Good afternoon!
I have questions about the following tutorial:

I have a similar dataset (images + landmarks) and the dataset is labeled.

  1. I didn’t quite understand from the tutorial when the labels are incorporated into the dataloader.
  2. When the tutorial does image rescaling, do the landmark coordinates change accordingly?
  3. In terms of image augmentation options, the tutorial only demonstrates Rescale, RandomCrop and ToTensor. In case more augmentations are needed, should I write them as a separate class (like Rescale in the tutorial) or maybe it’s possible to use the built-in transforms options? (for example, transforms.RandomHorizontalFlip() or transforms.Normalize())

Hi Anna,

  1. The Dataset (FaceLandmarksDataset) is the one that returns both the image and the coordinates in its __getitem__ method. This is typical, the dataloaders handle things like in what order to go through the dataset, using what minibatch size, and so on, but the core data is returned by the dataset rather than the dataloader.
  2. In the tutorial, the transforms they use take in a dictionary that contains both the image and the landmarks, and indeed make the appropriate transformation to both of those. You can see that in the definition of the Rescale and RandomCrop transforms:
        img = transform.resize(image, (new_h, new_w))
        # h and w are swapped for landmarks because for images,
        # x and y axes are axis 1 and 0 respectively
        landmarks = landmarks * [new_w / w, new_h / h]  # <-- here

So the landmark changes are not something that PyTorch does for you automatically, you have to take care of that yourself explicitly by writing your own custom logic.
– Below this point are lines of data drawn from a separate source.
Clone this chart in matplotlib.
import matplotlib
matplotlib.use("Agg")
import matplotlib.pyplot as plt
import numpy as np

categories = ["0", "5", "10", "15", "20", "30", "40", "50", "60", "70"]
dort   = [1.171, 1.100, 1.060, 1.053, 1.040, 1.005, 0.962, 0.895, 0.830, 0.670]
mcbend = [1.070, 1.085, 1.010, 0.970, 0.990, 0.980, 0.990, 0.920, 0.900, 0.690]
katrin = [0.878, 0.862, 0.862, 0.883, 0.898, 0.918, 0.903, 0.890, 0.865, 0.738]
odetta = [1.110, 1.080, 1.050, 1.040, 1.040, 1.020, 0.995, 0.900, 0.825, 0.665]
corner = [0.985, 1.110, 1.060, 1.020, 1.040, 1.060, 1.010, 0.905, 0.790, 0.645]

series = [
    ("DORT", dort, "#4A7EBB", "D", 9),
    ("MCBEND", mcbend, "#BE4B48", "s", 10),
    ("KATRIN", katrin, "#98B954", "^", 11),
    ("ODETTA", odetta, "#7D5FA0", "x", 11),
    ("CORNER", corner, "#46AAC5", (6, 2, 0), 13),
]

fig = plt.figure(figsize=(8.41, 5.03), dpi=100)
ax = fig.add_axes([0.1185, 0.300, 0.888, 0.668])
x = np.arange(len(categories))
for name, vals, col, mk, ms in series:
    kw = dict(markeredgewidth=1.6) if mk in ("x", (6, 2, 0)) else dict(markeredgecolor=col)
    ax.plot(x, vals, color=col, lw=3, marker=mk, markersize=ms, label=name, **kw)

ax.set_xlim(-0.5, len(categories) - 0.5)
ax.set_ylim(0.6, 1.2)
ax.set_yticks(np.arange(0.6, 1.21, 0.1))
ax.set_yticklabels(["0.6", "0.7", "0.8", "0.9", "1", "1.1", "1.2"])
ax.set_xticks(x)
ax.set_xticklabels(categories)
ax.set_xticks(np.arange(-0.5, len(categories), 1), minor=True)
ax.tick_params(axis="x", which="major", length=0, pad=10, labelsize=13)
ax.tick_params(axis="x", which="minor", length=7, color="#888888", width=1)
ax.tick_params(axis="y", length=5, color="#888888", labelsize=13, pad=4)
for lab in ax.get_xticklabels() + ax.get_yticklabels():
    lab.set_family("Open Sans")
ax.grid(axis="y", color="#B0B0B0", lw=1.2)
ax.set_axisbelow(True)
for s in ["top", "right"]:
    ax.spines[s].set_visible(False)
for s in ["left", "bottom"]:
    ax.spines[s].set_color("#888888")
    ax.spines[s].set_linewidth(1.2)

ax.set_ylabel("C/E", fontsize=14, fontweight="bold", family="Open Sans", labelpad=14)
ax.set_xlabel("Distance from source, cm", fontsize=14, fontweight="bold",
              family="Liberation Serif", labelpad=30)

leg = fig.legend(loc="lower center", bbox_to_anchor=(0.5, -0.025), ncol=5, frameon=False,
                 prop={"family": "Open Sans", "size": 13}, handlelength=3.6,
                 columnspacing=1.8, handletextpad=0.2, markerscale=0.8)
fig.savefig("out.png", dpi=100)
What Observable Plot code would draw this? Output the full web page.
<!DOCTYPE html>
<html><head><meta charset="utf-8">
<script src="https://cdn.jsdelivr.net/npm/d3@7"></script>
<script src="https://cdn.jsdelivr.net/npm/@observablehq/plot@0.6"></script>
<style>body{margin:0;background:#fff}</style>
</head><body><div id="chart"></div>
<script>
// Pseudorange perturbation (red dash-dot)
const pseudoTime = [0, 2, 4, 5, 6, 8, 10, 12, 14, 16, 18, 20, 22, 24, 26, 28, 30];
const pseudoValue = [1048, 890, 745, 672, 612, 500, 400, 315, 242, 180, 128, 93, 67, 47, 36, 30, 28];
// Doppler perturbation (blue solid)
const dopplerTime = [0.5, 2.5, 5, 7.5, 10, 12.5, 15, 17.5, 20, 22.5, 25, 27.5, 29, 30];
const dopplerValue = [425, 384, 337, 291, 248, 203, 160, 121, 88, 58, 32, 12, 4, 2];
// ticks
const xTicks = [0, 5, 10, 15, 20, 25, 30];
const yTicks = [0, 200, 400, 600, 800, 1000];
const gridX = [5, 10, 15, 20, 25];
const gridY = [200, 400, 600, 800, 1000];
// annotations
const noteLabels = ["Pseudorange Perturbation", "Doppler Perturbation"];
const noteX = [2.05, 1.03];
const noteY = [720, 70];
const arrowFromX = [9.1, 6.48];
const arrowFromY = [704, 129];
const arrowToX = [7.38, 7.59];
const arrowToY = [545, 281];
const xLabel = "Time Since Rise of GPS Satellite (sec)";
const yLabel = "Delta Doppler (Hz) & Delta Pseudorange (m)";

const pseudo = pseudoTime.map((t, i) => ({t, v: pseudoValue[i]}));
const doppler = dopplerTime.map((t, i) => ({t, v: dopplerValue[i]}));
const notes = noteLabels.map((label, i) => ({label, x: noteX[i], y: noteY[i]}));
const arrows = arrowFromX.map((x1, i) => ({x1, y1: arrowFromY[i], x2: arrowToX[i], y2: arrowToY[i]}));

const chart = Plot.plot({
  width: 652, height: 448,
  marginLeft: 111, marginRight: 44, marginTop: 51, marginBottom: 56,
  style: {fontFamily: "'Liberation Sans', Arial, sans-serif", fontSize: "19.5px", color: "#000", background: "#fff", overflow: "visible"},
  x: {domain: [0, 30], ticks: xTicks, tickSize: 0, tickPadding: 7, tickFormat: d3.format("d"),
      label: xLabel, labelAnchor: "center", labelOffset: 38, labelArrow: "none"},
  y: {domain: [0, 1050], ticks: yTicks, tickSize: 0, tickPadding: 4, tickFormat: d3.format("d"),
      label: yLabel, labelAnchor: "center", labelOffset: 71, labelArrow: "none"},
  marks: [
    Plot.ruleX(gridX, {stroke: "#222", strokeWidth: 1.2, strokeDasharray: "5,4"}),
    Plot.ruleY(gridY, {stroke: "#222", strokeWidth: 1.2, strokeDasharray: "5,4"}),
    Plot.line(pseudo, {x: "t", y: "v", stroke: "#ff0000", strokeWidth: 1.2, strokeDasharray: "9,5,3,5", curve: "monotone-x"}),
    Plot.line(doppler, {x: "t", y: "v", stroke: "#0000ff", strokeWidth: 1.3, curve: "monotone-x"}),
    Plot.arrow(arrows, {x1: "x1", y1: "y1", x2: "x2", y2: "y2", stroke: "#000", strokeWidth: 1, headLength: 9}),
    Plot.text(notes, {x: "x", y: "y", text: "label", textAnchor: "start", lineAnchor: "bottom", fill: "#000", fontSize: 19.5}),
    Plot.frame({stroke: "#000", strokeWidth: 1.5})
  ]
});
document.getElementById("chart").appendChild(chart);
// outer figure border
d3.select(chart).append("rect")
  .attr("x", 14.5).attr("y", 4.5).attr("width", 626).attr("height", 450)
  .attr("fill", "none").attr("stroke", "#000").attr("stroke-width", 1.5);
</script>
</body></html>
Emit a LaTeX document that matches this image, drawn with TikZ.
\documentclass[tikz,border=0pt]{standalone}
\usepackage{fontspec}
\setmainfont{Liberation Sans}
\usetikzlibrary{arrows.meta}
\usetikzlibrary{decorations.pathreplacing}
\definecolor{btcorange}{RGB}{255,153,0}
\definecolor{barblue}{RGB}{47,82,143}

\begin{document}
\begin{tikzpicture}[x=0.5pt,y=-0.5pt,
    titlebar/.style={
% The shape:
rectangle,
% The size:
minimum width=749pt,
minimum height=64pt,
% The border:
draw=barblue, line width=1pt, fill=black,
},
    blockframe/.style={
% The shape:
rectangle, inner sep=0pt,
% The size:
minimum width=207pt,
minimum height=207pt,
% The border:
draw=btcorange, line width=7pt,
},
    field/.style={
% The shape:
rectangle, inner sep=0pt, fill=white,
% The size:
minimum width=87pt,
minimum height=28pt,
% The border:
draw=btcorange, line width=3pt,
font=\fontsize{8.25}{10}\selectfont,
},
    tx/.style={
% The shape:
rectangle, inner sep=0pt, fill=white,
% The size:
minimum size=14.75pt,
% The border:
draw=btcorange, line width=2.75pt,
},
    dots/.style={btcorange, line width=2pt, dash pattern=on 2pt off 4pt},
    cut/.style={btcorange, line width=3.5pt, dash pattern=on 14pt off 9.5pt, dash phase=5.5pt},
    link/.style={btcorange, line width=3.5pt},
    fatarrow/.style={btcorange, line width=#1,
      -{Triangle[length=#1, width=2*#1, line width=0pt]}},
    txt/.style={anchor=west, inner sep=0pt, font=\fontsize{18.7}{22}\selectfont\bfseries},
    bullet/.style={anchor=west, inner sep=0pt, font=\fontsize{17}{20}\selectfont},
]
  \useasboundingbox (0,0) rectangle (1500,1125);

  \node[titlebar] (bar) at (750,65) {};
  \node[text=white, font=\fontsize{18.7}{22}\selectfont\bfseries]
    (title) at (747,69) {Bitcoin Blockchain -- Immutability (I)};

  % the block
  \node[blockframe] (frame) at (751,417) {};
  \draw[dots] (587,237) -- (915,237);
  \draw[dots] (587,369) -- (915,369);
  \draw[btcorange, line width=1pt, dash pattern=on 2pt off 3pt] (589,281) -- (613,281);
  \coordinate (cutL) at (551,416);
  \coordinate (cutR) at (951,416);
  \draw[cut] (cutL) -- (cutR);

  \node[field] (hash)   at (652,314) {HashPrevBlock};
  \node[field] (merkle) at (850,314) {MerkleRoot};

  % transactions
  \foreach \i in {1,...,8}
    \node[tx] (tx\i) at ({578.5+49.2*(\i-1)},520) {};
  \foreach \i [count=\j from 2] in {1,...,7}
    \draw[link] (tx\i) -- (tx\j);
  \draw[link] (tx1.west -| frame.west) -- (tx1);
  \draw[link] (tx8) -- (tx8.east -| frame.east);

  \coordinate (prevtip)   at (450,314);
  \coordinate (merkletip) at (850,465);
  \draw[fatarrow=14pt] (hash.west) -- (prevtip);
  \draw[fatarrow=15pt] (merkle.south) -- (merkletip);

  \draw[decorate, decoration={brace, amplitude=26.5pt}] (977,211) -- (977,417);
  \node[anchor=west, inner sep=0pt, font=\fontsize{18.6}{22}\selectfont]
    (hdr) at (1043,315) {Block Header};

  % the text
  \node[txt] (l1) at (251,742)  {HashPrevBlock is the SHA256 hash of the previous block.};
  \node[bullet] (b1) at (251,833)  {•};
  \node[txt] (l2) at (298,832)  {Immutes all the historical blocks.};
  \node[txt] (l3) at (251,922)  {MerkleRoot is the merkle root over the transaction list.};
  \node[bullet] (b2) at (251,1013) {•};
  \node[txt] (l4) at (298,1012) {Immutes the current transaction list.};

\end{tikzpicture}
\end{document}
  1. Since you need to also transform the landmarks, unfortunately you will not be able to just use most built-in functions out of the box, and you’ll have to write your own, like they do in the tutorial. If you had been working on a different project that didn’t have localized data such as bounding boxes or landmarks, such as image classification, then you absolutely could use the builtins.
    To be clear, you can use builtins that don’t affect the geometry of the image, such as ColorJitter.

Hope this helps!

Andrei, thank you so much for the detailed answer.
This is my first experience with PyTorch, hence tons of questions!
Just to clarify:

  1. If I understood your answer correctly, I need to incorporate labels in the dataset itself, not in the dataloader, right?
  2. Got it
  3. Could you, please, give some examples of possible augmentations, in addition to ColorJitter, for which built-ins can be used?

Thanks for your help!

  1. That’s right. Dataloader just iterates over the dataset in various ways that you can specify (whether or not to go in random order, how many payloads at a time to deliver, etc.) but the actual stuff that’s being yielded, in your case the pairs of (image, landmarks), comes from the dataset itself.

  2. Just going down the list here in order: ColorJitter, Grayscale, RandomGrayscale, GaussianBlur, RandomInvert, RandomPosterize, RandomSolarize, RandomAdjustSharpness, RandomAutocontrast, RandomEqualize, Normalize, RandomErasing

    Basically anything that alters the color of pixels but not their position is OK.

    Note that some of those work on both Tensors and Images (two different data types that you can convert back and forth bewteen using the ToTensor() and ToPILImage() transforms) while others work on just Tensor (such as Normalize).

Thank you so much, you’ve helped me a lot!